Walk on to any high-rise construction site these days, and you’re bound to find bulky and antiquated fall protection equipment: spools of 5/8-inch laid polypropylene rope and fall arresters connected to 6-foot shock absorbing lanyards. Looking at this equipment, there’s no wonder why workers dislike using fall protection equipment. However, newer fall protection products like the ASAP are lightweight, ergonomic and compatible with ropes that are much more pleasant to handle. Even better, the ASAP is self-trailing, both up and down, for a totally hands-free experience.
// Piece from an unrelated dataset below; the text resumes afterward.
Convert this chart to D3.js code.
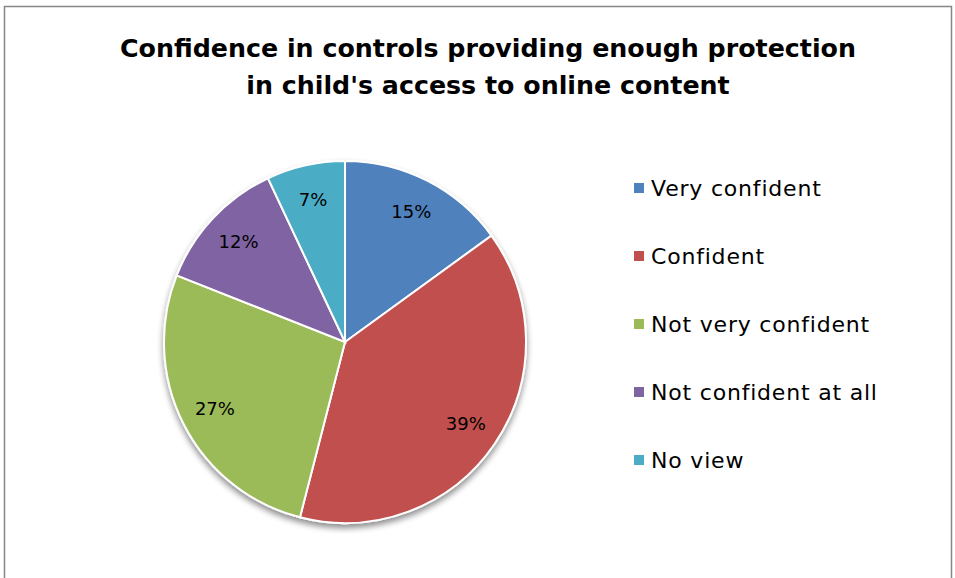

THE SEATBELT EQUIVALENT FOR ROUTESETTERS

A redundant safety system is a little bit like a seatbelt or a helmet. When we’re young and naive, it’s easy to feel overly burdened by prescriptive recommendations to use these tools. But as we develop a richer understanding of risk mitigation, using tools like seatbelts and helmets (and second ropes) turns into a comfortable habit; eventually, we can’t imagine working without them! I hope you go your whole routesetting career without ever falling on your redundant safety system --- but I’ll end with this review of the Petzl ASAP we recently received:

I am writing this review whilst hanging 300 feet in the air over shark infested waters 200 miles off the coast of Papua New Guinea from a 500 foot oil rig drilling platform tower. My main line just snapped (it was old and worn) and I am now suspended by my safety line and this Petzl ASAP. I will await rescue as I finish this review. It is very hot out here, and this product works great.